(Exercise): The lines beneath this instruction, from the first through the one containing "28.0, 29.9, 30.8, 31.4, 32.5, 33.7, 35.3, 45.5];", must be transcribed exactly; no other line belongs in the output.

(Recorded data):
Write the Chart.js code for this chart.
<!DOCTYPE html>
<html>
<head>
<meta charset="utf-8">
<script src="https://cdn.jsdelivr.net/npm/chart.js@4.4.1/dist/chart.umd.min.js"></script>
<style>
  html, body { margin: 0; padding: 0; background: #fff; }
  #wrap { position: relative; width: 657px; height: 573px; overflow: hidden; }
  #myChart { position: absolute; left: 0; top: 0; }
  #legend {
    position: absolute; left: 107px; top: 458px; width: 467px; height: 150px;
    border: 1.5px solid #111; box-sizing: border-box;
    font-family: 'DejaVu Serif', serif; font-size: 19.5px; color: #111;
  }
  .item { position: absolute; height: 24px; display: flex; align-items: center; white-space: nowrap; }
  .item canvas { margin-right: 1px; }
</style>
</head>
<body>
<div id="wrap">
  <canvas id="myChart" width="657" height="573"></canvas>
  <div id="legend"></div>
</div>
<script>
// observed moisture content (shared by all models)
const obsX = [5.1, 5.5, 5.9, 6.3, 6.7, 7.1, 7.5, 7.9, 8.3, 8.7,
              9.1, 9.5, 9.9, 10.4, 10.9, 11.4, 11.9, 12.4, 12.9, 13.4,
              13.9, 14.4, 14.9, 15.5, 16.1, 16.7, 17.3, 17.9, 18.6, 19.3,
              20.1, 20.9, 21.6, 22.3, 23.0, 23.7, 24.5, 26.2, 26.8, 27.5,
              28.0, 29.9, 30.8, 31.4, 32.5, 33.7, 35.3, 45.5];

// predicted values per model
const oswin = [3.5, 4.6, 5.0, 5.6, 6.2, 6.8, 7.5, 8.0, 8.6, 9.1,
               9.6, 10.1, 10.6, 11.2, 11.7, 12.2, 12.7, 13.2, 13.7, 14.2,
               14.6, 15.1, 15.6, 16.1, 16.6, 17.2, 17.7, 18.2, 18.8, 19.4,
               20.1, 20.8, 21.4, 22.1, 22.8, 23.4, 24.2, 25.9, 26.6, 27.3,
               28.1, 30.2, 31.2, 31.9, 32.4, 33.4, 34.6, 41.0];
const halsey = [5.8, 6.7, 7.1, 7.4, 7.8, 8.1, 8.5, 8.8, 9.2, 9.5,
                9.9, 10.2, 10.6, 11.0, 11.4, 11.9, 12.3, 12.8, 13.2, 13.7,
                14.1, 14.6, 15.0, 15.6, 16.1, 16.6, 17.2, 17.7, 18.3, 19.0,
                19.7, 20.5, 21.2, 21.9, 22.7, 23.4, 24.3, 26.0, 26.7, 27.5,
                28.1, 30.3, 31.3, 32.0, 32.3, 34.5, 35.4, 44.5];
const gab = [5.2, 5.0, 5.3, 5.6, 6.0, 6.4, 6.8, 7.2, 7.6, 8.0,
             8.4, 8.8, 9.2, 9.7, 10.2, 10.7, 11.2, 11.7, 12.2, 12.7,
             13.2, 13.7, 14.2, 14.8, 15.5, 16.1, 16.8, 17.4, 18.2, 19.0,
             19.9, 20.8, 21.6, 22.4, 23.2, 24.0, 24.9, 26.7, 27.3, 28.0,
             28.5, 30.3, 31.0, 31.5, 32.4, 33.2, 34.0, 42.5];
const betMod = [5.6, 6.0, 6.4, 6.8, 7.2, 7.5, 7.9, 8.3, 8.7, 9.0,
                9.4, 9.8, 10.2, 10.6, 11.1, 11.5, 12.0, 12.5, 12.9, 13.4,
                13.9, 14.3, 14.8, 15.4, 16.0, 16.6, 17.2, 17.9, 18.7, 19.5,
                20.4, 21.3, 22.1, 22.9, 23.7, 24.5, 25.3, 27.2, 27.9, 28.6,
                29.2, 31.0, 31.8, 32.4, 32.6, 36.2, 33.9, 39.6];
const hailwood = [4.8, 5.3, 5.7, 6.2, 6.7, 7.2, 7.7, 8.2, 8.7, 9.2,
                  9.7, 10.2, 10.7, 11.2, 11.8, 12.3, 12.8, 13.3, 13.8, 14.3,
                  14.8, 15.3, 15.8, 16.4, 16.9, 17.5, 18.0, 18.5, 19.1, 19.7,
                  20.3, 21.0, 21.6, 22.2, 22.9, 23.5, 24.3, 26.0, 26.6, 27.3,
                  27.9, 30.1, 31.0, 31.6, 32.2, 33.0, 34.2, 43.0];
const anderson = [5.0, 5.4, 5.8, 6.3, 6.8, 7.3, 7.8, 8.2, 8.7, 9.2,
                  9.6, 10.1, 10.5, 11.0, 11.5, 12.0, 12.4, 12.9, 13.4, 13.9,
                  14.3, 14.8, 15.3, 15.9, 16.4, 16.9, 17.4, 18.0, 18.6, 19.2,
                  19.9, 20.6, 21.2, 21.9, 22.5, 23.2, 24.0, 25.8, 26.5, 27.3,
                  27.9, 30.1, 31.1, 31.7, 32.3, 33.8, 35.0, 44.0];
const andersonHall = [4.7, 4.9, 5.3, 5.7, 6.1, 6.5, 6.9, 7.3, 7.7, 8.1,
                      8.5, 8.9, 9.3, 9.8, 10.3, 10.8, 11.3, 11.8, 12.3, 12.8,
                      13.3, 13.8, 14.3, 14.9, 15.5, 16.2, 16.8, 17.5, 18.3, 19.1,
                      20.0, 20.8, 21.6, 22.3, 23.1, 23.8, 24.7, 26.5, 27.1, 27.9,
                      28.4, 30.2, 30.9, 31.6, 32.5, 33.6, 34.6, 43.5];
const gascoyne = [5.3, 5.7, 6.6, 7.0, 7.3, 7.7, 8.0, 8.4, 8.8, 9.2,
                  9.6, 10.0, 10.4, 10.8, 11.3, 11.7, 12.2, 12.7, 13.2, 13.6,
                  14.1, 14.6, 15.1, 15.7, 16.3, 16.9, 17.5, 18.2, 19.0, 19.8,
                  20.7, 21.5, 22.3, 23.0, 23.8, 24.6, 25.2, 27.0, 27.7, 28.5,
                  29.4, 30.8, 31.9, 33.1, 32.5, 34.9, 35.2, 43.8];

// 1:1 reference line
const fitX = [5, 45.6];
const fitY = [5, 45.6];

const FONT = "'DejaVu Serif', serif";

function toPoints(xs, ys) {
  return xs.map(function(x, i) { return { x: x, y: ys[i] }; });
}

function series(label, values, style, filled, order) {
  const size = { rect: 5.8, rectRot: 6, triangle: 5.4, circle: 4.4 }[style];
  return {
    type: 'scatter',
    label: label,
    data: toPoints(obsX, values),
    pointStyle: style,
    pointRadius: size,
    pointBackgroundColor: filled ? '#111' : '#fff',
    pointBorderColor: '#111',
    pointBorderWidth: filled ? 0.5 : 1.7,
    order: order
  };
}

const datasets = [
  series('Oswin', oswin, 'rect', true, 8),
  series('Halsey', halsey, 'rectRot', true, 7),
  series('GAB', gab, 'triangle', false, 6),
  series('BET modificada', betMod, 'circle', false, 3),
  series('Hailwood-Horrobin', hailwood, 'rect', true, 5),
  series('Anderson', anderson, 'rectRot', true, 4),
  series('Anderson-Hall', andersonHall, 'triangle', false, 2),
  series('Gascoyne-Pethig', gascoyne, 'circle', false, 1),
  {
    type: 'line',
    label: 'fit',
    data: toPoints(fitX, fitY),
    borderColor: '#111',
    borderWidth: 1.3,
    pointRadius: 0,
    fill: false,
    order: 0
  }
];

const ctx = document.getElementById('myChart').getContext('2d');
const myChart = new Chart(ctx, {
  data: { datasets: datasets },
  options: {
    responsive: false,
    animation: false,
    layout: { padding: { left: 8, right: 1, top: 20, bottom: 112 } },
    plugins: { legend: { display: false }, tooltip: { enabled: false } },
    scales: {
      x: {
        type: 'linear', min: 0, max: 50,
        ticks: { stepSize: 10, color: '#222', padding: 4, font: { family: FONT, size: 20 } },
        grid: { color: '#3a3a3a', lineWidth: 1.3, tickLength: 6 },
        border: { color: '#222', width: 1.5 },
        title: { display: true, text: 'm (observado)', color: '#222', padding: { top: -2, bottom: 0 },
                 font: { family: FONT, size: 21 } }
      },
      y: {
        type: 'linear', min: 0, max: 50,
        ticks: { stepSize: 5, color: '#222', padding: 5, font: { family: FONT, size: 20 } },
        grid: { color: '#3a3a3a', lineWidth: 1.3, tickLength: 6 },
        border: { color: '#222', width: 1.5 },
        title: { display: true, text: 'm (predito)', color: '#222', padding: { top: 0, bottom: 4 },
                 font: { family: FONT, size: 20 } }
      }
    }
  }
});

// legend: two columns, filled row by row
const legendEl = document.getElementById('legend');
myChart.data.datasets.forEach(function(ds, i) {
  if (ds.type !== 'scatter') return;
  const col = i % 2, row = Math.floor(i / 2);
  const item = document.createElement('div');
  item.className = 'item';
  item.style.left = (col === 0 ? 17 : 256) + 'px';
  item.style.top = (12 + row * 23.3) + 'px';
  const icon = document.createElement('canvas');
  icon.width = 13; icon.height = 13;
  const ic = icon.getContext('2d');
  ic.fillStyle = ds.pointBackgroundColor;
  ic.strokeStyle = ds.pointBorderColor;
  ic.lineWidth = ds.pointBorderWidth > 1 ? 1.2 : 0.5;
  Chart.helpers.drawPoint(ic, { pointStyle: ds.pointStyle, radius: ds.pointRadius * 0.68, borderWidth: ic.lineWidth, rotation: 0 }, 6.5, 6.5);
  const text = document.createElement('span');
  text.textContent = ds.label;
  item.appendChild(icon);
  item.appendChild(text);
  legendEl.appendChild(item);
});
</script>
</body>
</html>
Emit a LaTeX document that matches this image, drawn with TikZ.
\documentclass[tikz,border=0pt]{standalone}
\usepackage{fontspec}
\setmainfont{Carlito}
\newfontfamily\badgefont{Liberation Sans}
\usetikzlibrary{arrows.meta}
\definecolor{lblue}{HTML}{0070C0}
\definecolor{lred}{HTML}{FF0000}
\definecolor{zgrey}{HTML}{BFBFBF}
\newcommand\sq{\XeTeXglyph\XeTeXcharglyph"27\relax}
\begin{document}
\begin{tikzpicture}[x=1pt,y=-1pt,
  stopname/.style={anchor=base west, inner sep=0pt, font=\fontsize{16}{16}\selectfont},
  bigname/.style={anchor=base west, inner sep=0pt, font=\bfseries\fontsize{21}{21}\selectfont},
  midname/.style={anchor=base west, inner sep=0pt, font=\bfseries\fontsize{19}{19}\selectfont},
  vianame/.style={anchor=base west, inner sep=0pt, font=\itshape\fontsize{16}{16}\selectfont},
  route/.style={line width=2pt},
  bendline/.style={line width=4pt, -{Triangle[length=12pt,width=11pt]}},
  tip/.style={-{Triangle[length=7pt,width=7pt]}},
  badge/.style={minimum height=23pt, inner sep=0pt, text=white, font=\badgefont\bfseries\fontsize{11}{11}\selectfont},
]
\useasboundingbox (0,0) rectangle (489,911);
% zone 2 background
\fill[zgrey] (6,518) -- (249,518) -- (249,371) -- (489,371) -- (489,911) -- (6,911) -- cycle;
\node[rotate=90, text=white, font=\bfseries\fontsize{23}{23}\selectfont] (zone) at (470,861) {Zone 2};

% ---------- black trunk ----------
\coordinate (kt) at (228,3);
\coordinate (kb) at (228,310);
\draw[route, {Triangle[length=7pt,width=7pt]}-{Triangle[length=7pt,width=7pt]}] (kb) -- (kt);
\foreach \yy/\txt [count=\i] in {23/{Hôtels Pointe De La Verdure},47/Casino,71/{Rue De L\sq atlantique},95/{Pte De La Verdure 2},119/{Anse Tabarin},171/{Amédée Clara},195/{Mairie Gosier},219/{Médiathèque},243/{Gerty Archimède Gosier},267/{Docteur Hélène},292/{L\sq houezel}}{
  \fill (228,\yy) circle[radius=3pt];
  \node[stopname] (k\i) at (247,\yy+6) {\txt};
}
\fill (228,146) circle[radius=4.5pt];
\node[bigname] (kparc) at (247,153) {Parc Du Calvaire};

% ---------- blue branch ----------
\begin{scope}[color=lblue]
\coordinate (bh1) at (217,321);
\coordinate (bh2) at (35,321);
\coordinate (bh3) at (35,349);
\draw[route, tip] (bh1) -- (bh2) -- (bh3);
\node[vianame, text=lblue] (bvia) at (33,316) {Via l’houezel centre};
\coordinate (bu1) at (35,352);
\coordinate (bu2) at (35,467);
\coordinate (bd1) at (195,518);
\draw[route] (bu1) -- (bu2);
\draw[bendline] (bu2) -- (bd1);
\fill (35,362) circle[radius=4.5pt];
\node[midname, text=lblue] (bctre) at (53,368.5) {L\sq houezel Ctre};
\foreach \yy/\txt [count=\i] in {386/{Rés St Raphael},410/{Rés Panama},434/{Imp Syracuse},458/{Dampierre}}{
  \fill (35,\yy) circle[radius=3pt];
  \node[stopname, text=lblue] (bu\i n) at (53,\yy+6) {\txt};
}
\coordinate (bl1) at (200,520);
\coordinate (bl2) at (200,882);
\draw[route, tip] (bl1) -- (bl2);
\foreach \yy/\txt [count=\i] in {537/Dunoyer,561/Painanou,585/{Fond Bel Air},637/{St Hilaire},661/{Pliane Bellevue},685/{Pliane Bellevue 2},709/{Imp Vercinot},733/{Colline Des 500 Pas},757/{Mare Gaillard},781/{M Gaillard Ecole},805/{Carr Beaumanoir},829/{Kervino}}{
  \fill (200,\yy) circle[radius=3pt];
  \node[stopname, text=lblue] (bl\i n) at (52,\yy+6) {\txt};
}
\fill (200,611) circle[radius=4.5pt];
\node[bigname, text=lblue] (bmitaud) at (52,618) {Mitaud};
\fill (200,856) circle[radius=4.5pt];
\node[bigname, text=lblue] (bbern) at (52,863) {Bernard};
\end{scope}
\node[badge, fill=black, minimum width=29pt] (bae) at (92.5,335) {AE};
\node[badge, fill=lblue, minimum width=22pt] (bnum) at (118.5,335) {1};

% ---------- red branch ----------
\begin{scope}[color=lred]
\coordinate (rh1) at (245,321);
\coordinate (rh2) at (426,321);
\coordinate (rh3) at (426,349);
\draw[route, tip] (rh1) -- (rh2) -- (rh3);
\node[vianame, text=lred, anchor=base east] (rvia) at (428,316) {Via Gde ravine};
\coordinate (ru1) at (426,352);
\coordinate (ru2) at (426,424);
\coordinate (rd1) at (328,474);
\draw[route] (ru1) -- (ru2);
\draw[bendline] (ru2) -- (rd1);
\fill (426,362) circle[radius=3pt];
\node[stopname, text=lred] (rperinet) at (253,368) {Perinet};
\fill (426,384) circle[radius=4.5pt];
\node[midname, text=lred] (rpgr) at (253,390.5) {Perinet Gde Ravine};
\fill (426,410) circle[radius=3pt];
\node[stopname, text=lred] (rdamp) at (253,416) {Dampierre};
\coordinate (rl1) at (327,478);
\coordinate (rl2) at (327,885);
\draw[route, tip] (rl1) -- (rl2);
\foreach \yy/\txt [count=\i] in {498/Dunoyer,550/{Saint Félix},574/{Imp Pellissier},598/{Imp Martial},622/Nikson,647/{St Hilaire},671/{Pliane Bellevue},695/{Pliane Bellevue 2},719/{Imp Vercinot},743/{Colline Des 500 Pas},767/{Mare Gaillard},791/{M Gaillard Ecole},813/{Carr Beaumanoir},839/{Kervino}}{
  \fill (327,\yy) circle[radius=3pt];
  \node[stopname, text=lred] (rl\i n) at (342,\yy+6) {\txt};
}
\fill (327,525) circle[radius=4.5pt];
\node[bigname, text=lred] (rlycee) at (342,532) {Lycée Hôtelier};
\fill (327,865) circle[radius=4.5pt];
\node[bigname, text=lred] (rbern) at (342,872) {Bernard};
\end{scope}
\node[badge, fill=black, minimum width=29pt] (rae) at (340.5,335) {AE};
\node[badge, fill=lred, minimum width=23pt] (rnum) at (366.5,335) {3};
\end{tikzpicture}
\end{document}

(Response to this task):
Write the Chart.js code for this chart.
<!DOCTYPE html>
<html>
<head>
<meta charset="utf-8">
<script src="https://cdn.jsdelivr.net/npm/chart.js@4.4.1/dist/chart.umd.min.js"></script>
<style>
  html, body { margin: 0; padding: 0; background: #fff; }
  #wrap { position: relative; width: 657px; height: 573px; overflow: hidden; }
  #myChart { position: absolute; left: 0; top: 0; }
  #legend {
    position: absolute; left: 107px; top: 458px; width: 467px; height: 150px;
    border: 1.5px solid #111; box-sizing: border-box;
    font-family: 'DejaVu Serif', serif; font-size: 19.5px; color: #111;
  }
  .item { position: absolute; height: 24px; display: flex; align-items: center; white-space: nowrap; }
  .item canvas { margin-right: 1px; }
</style>
</head>
<body>
<div id="wrap">
  <canvas id="myChart" width="657" height="573"></canvas>
  <div id="legend"></div>
</div>
<script>
// observed moisture content (shared by all models)
const obsX = [5.1, 5.5, 5.9, 6.3, 6.7, 7.1, 7.5, 7.9, 8.3, 8.7,
              9.1, 9.5, 9.9, 10.4, 10.9, 11.4, 11.9, 12.4, 12.9, 13.4,
              13.9, 14.4, 14.9, 15.5, 16.1, 16.7, 17.3, 17.9, 18.6, 19.3,
              20.1, 20.9, 21.6, 22.3, 23.0, 23.7, 24.5, 26.2, 26.8, 27.5,
              28.0, 29.9, 30.8, 31.4, 32.5, 33.7, 35.3, 45.5];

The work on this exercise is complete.